🎉

ECCV’22] Three papers have been accepted

Three papers have been accepted to ECCV 2022

European Conference on Computer Vision (ECCV) is one of the major international conferences on computer vision and related areas. (Accept. rate 28.4%)

Title: CLIP-Actor: Text-Driven Recommendation and Stylization for Animating Human Meshes

Authors: Kim Youwang* (POSTECH), Kim Ji-Yeon* (POSTECH), Tae-Hyun Oh (POSTECH)

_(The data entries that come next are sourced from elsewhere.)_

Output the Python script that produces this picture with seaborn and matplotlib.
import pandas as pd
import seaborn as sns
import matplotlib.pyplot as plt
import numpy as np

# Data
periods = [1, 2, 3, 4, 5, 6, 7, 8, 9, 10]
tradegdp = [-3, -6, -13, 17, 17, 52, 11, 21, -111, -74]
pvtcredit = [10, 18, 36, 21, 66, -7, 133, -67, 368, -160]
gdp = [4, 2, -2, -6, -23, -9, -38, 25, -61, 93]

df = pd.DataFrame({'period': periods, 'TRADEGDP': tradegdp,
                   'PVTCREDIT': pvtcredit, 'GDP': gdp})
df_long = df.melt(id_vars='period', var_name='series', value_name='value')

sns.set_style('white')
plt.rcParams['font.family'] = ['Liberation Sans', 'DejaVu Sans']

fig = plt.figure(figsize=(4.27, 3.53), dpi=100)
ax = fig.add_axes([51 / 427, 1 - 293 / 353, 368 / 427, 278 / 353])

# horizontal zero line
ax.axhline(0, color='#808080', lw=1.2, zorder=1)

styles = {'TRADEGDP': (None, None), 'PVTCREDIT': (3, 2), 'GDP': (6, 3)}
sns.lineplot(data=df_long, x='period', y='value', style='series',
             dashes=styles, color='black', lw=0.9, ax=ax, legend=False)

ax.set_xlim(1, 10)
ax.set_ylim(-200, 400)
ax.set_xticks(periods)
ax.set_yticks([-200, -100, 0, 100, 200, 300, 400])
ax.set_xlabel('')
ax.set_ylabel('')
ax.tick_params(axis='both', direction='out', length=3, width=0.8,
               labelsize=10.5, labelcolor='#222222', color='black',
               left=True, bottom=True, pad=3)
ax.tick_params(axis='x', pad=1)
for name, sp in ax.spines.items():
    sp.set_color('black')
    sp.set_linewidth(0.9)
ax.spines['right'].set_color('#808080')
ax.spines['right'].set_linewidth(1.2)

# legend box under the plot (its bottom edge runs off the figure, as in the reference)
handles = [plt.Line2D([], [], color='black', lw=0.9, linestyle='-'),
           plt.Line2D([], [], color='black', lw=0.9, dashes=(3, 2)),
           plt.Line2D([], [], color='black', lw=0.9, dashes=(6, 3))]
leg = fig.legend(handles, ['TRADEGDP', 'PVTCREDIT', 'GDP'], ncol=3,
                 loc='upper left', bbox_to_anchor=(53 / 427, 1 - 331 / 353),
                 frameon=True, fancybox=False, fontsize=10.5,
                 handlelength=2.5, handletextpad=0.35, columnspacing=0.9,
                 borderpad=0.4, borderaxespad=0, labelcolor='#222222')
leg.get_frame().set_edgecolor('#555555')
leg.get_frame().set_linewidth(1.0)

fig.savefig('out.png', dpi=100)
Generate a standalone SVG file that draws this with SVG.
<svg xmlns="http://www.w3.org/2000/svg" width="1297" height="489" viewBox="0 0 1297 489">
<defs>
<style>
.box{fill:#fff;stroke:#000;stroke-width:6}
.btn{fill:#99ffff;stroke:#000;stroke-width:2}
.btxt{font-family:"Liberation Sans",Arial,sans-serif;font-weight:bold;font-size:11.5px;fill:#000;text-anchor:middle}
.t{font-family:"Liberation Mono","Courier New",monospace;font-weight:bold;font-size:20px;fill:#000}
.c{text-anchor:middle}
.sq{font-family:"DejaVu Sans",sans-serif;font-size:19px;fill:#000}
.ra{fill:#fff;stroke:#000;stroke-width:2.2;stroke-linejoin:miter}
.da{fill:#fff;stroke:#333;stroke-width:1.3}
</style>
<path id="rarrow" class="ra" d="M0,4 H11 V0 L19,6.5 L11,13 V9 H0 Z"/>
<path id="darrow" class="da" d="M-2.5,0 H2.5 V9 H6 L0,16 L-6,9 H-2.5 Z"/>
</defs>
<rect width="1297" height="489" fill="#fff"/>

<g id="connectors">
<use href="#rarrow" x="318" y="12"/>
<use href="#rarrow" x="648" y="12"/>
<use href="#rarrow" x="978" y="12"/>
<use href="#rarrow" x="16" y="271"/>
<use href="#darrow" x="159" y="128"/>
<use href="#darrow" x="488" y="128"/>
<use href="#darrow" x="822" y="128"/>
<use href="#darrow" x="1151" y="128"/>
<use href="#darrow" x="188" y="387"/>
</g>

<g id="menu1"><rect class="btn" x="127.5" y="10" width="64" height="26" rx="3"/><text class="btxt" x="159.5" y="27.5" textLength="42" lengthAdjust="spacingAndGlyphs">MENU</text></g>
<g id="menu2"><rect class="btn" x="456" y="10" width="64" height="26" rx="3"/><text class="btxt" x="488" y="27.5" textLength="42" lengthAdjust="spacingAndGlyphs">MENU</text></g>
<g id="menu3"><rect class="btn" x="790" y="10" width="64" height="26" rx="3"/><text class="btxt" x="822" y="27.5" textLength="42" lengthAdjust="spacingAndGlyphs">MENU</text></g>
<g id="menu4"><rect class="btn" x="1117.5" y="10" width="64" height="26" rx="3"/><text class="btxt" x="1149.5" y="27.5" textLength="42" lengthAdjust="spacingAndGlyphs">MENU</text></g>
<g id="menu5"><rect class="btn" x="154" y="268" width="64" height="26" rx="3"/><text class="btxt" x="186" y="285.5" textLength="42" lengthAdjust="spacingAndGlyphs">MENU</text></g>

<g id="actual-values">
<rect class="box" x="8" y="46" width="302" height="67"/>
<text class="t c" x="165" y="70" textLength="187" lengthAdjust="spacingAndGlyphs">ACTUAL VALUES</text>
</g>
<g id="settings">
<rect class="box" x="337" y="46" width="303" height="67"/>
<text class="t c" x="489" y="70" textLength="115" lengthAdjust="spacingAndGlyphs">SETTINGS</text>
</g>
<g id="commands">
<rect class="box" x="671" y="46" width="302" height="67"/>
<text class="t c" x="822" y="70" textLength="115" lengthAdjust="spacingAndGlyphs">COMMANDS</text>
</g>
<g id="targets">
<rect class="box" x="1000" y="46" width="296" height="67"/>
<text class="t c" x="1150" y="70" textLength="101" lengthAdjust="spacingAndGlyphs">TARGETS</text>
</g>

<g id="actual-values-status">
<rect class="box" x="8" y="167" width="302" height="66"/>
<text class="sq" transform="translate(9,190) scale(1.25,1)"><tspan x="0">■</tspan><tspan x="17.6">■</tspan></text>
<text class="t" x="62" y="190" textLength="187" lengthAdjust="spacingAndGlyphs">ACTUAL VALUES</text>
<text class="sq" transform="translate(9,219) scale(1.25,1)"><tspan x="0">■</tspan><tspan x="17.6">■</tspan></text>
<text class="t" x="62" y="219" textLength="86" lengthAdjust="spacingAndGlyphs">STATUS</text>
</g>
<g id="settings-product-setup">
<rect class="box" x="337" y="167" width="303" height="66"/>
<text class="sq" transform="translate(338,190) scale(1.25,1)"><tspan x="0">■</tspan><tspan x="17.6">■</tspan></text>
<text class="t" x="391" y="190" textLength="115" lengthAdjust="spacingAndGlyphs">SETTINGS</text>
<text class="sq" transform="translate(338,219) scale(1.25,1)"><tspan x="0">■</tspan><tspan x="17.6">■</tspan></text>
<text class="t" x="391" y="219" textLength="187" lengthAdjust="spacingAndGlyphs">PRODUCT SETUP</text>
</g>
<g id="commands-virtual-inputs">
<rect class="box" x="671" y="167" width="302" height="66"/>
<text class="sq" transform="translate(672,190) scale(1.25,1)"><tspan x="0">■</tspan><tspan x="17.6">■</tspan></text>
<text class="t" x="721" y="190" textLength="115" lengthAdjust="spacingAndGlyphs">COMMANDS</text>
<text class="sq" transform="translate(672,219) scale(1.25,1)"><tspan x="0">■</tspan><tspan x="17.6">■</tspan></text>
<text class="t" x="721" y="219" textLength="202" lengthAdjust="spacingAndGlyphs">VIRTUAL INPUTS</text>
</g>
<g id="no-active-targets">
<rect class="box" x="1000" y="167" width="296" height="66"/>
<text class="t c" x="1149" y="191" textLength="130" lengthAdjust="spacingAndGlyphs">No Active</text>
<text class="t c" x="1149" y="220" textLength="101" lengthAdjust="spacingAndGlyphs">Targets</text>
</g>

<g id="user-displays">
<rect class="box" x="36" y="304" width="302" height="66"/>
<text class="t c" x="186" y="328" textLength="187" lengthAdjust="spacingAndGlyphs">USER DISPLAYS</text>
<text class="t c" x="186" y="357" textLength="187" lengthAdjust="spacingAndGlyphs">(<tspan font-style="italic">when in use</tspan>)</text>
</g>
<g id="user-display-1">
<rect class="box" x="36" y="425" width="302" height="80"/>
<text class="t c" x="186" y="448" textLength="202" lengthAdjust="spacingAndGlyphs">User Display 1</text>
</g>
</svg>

* denotes the equal contribution

CLIP-Actor is an automated system for generating an animatable 4D human avatar, only from a single natural language sentence. CLIP-Actor synthesizes visually plausible texture with dynamic, text-conforming motion. Our novel Hierarchical multi-modal motion recommendation suggests the textually, visually matching human motion. Also, proposed Decoupled optimization of Neural Style Field enables realistic and vivid texture generation for the recommended human motion.

Title: HDR-Plenoxels: Self-Calibrating High Dynamic Range Radiance Fields

Authors: Kim Jun-Seong* (POSTECH), Kim Yu-Ji* (POSTECH), Moon Ye-Bin (POSTECH), Tae-Hyun Oh (POSTECH)

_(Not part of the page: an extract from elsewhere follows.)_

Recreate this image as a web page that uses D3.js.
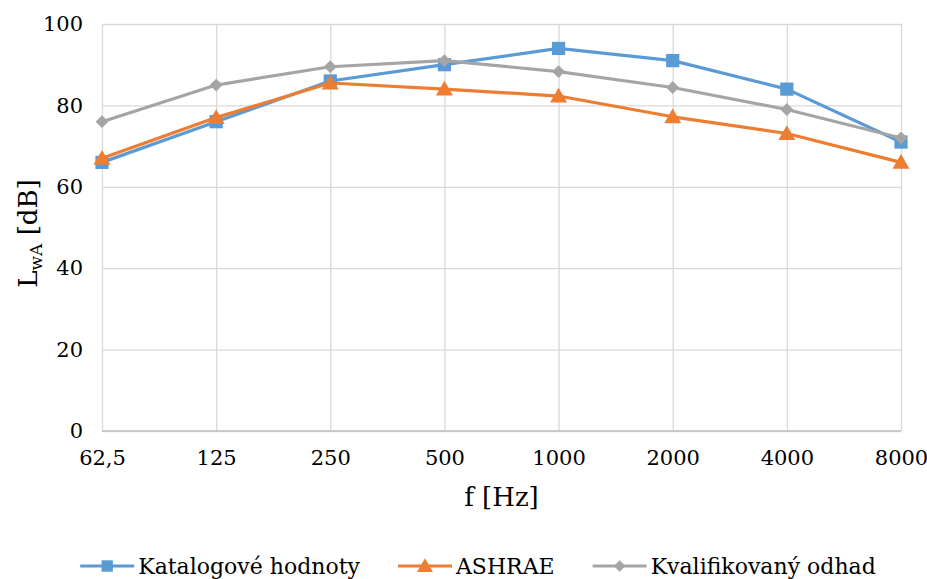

* denotes the equal contribution

We propose High Dynamic Range Plenoxels (HDR-Plenoxels) that learns the plenoptic function of the 3D scene from a comprehensive understanding of 3D information, physical radiance field, and varying camera settings inherent in 2D low dynamic range (LDR) images. Our voxel-based volume rendering pipeline reconstruct HDR radiance fields from a LDR images of varying camera settings in an end-to-end manner. To deal with various cameras in real-world scenarios, we introduce a tone mapping module that can be easily attached to most volume rendering models. The model is optimized to render the LDR images from the HDR radiance field during the tone mapping stage, which is designed based on the analysis of the digital in-camera imaging pipeline. Our experiments show that our method can express the HDR novel view from LDR images even with various cameras.

Title: Cross-Attention of Disentangled Modalities for 3D Human Mesh Recovery with Transformers

Authors: Junhyeong Cho (POSTECH), Kim Youwang (POSTECH), Tae-Hyun Oh (POSTECH)

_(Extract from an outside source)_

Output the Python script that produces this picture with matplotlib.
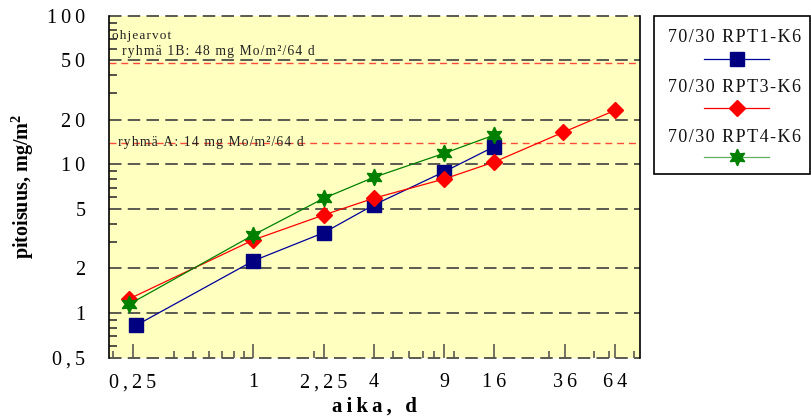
import matplotlib
matplotlib.use("Agg")
import matplotlib.pyplot as plt
from matplotlib.lines import Line2D
from matplotlib.patches import Rectangle
from matplotlib.ticker import FixedLocator, FixedFormatter, NullFormatter

plt.rcParams['font.family'] = ['Liberation Serif', 'DejaVu Serif']
plt.rcParams['lines.scale_dashes'] = False

# leaching test data: time (d) vs cumulative release (mg/m²)
days_rpt1 = [0.26, 1, 2.25, 4, 9, 16]
rpt1 = [0.83, 2.25, 3.48, 5.35, 8.95, 13.2]

days_rpt3 = [0.24, 1, 2.25, 4, 9, 16, 35, 64]
rpt3 = [1.25, 3.11, 4.58, 5.93, 8.0, 10.4, 16.4, 23.1]

days_rpt4 = [0.24, 1, 2.25, 4, 9, 16]
rpt4 = [1.15, 3.36, 5.93, 8.2, 11.9, 15.8]

series_names = ["70/30 RPT1-K6", "70/30 RPT3-K6", "70/30 RPT4-K6"]

# guideline limits
limit_1b = 48
limit_a = 14
limit_title = "ohjearvot"
limit_1b_text = "ryhmä 1B: 48 mg Mo/m²/64 d"
limit_a_text = "ryhmä A: 14 mg Mo/m²/64 d"

x_ticks = [0.25, 1, 2.25, 4, 9, 16, 36, 64]
x_tick_labels = ["0,25", "1", "2,25", "4", "9", "16", "36", "64"]
x_minor = [0.2, 0.4, 0.5, 0.6, 0.7, 0.8, 0.9, 2, 5, 6, 7, 8, 10, 30, 50, 60, 80]
y_ticks = [0.5, 1, 2, 5, 10, 20, 50, 100]
y_tick_labels = ["0,5", "1", "2", "5", "10", "20", "50", "100"]
y_minor = [0.6, 0.7, 0.8, 0.9, 3, 4, 6, 7, 8, 9, 30, 40, 60, 70, 80, 90]


def spaced(s, gap="\u200a"):
    return gap.join(s)


W, H = 811, 420
fig = plt.figure(figsize=(W / 100, H / 100), dpi=100)
ax = fig.add_axes([109 / W, 1 - 358 / H, (640 - 109) / W, (358 - 15.7) / H])
ax.set_facecolor("#FFFFC0")
ax.set_xscale("log")
ax.set_yscale("log")
ax.set_xlim(0.19, 85.3)
ax.set_ylim(0.5, 100)

# dashed horizontal grid (also forms the top and bottom edges)
for yv in y_ticks:
    ax.axhline(yv, color="#5a5a50", lw=1.4, linestyle=(0, (9, 4.5)),
               zorder=1, clip_on=False)

# guideline limits
for yv in (limit_1b, limit_a):
    ax.axhline(yv, color="#ff4a3a", lw=1.0, linestyle=(0, (5, 3.5)), zorder=1)

ax.spines["top"].set_visible(False)
ax.spines["bottom"].set_visible(False)
ax.spines["left"].set_linewidth(1.2)
ax.spines["right"].set_linewidth(1.2)

ax.xaxis.set_major_locator(FixedLocator(x_ticks))
ax.xaxis.set_major_formatter(FixedFormatter([spaced(t, "\u2009") for t in x_tick_labels]))
ax.xaxis.set_minor_locator(FixedLocator(x_minor))
ax.xaxis.set_minor_formatter(NullFormatter())
ax.yaxis.set_major_locator(FixedLocator(y_ticks))
ax.yaxis.set_major_formatter(FixedFormatter([spaced(t, "\u2009") for t in y_tick_labels]))
ax.yaxis.set_minor_locator(FixedLocator(y_minor))
ax.yaxis.set_minor_formatter(NullFormatter())

ax.tick_params(axis="x", which="major", direction="in", length=10, width=1.2,
               color="#5a5a50", labelsize=14.5, pad=11)
ax.tick_params(axis="x", which="minor", direction="in", length=5, width=1.2,
               color="#5a5a50")
ax.tick_params(axis="y", which="major", direction="in", length=0, labelsize=14.5,
               pad=17)
ax.tick_params(axis="y", which="minor", direction="in", length=6, width=1.2,
               color="#333333")

ax.set_ylabel("pitoisuus, mg/m$^\\mathregular{2}$", fontsize=14.5,
              fontweight="bold", labelpad=8)
ax.set_xlabel(spaced("aika, d", "\u2009"), fontsize=15, fontweight="bold", labelpad=3)

# measured series
style = dict(lw=0.9, zorder=3, clip_on=False)
ax.plot(days_rpt1, rpt1, color="#000099", marker="s", ms=10,
        markerfacecolor="#000080", markeredgecolor="#000080", **style)
ax.plot(days_rpt3, rpt3, color="#ff0000", marker="D", ms=8.5,
        markerfacecolor="#ff0000", markeredgecolor="#ff0000", **style)
ax.plot(days_rpt4, rpt4, color="#008000", marker=(6, 1, 0), ms=12,
        markerfacecolor="#008000", markeredgecolor="#008000", **style)

# guideline annotations
tf = ax.get_yaxis_transform()
ax.text(0.006, 1 - (36 - 15.7) / 342.3, spaced(limit_title), transform=ax.transAxes,
        fontsize=9.5, va="center", ha="left", color="#222222")
ax.text(0.024, 1 - (52 - 15.7) / 342.3, spaced(limit_1b_text), transform=ax.transAxes,
        fontsize=9.8, va="center", ha="left", color="#222222")
ax.text(0.017, limit_a, spaced(limit_a_text), transform=tf,
        fontsize=9.8, va="center", ha="left", color="#222222")

# legend box at right
fig.patches.append(Rectangle((654 / W, 1 - 174 / H), (810 - 654) / W, (174 - 15.7) / H,
                             transform=fig.transFigure, facecolor="white",
                             edgecolor="black", lw=1.2))
legend_rows = [
    (series_names[0], "#000099", "s", 10, "#000080"),
    (series_names[1], "#ff0000", "D", 8.5, "#ff0000"),
    (series_names[2], "#60b060", (6, 1, 0), 12, "#008000"),
]
text_y = [37, 87, 137]
line_y = [59, 108, 157]
for (name, lc, mk, ms, mc), ty, ly in zip(legend_rows, text_y, line_y):
    fig.text(735 / W, 1 - ty / H, spaced(name), fontsize=13, ha="center",
             va="center", color="#111111")
    fig.lines.append(Line2D([704 / W, 769 / W], [1 - ly / H, 1 - ly / H],
                            transform=fig.transFigure, color=lc, lw=0.9))
    fig.lines.append(Line2D([736.5 / W], [1 - ly / H], transform=fig.transFigure,
                            marker=mk, ms=ms, markerfacecolor=mc,
                            markeredgecolor=mc, lw=0))

fig.savefig("out.png", dpi=100, facecolor="white")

We propose an efficient transformer for 3D human pose and mesh reconstruction from a single image, called FastMETRO. We identify the performance bottleneck in the encoder-based transformers is caused by the token design which introduces high complexity interaction between input tokens. We disentangle the interaction via an encoder-decoder architecture, which allows our model to demand much fewer parameters and shorter inference time. In addition, we impose the prior knowledge of human body’s morphological relationship via attention masking and upsampling operations, which leads to faster convergence with improved accuracy. FastMETRO improves the Pareto-front of accuracy and efficiency, and clearly outperforms image-based methods on Human3.6M and 3DPW.